I'm not as down on CDPR's output as you are, but other than that I agree with everything you said. I also hope Divinity Original Sin does well for Larian.


software that makes Western weeaboos get all chubby.
I really do wonder what this means. Can you explain? "Software that makes Western fans of Japanese games fat" is what I'm reading, but it looks like I'm missing something since that makes no sense.
 
Chris Avellone has no business around 3D games. I love Kotor 2 but it's a damn chore half the time with the most fucking grueling, tedious dungeons this side of Arcanum.

Alpha Protocol is a nightmare to play, I seriously can't stand its crap for more than an hour. How do you even a fuck up a third person camera that badly? And if anyone fucking tells me it's not a shooter it's an rpg so I can't complain about how awful the controls are they're dead. You point at people and click the mouse to shoot bullets at them, I don't care how those bullets are calculated. Doom has an RNG to determine how accurate your shots are too, and that actually plays like someone didn't shit in the code. I'm pretty sure one of the minigames is actually almost impossible to complete with a mouse.

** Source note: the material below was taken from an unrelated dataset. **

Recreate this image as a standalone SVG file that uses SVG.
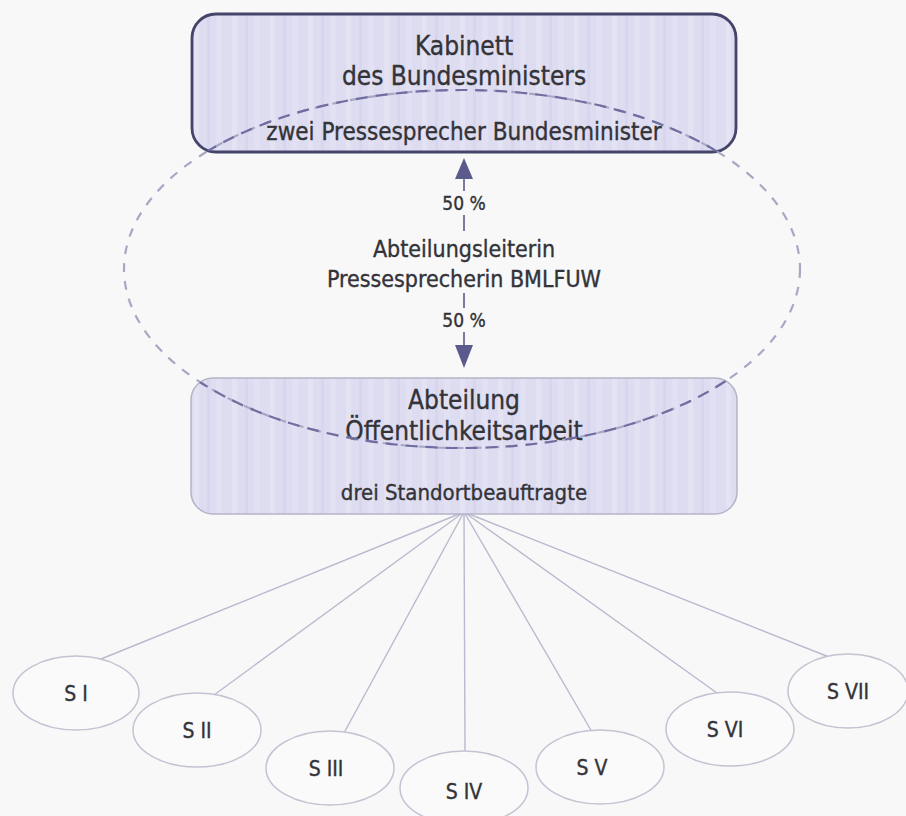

New Vegas turned out as great as it is since he had almost nothing to do with it. And when he does get some creative control, you get bullshit like Dead Money.
 
Chris Avellone has no business around 3D games. I love Kotor 2 but it's a damn chore half the time with the most fucking grueling, tedious dungeons this side of Arcanum.
It didn't have as compelling story and charcaters like the first game imo, which had its tediouness too. The dropping framerate was a first for me on consoles (yes the first game had it worse).

Edit: I was temporarily a Star Wars junkie when I played the first game though, that's what mostly made it for me in retrospect.